ZDNet: Story: Why dial-up ISPs are heading for extinction
SO, IF THE CUSTOMERS continue to sign up, why are dial-up providers going broke?
In my opinion, this question can be answered in a single word: Napster. OK, it's really any peer-to-peer application, but Napster's popularity proved the concept.
In the past, even the most devoted Internet user would stay online for a stretch of 10 hours at the maximum. Eventually, nature, work, or family would call.
However, today's music trader sets up his machine as a server and/or a robot downloader that automatically redials every time the connection is dropped. Once this happens, the ISP's business model goes out the window.

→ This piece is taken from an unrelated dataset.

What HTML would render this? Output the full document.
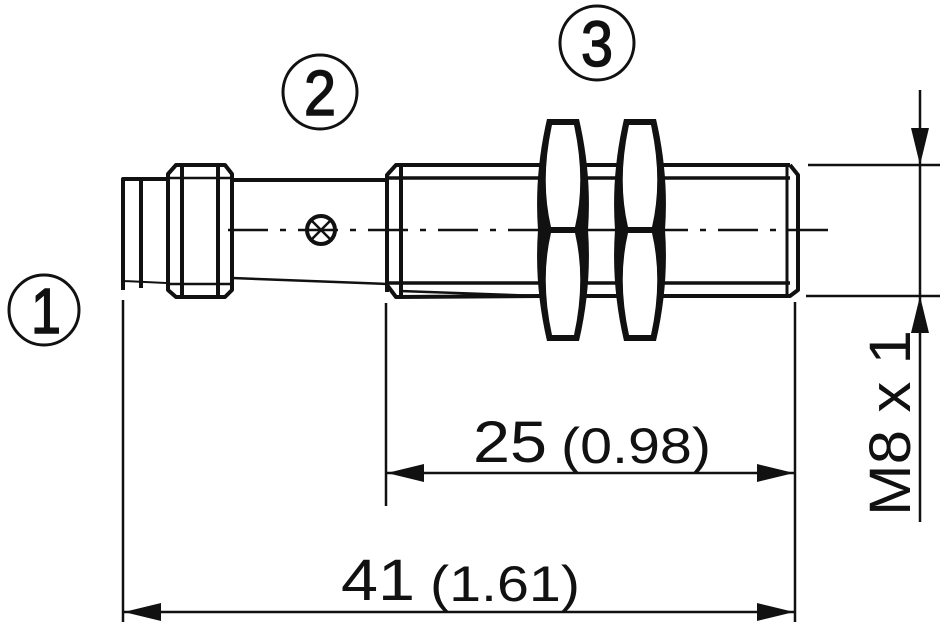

The traditional business model for dial-up Internet access budgets one phone line and modem for every 10 customers. For a typical city, the ratio is usually more like five to seven users per modem line. Each phone line should generate between $100 to $140 per month against a cost of about $25 to $65 per month. Of course, the resulting amount isn't all profit--there are other back-end costs beyond the phone lines. Still, the phone lines make up the biggest expense of providing dial-up service.
IT'S EASY TO SEE how Napster ruins the model--instead of getting 10 or even five customers per phone line, there is only one! In Las Vegas, a modem line costs about $30 per month, so a user paying $19.95 will generates a LOSS of $10.05. Each and every month. No amount of volume will make this situation profitable.
Last January, we got a call asking about our price for "unlimited dial-up." I quoted a price of $19.95, and got a "thank you" in reply. Within minutes, there was another call with the same request. I immediately realized that yet another ISP had just folded, so I immediately changed our $19.95 dial-up offering from unlimited usage to 150 hours per month.
Over the next week, we got about 30 more calls from people who used to subscribe to the same defunct ISP. I asked a few of them why they were switching, and verified my earlier realization. I also found out that they had been paying just $8.95 for a 24/7 connection. Just those 30 callers must have generated a monthly loss of over $600 for that ISP.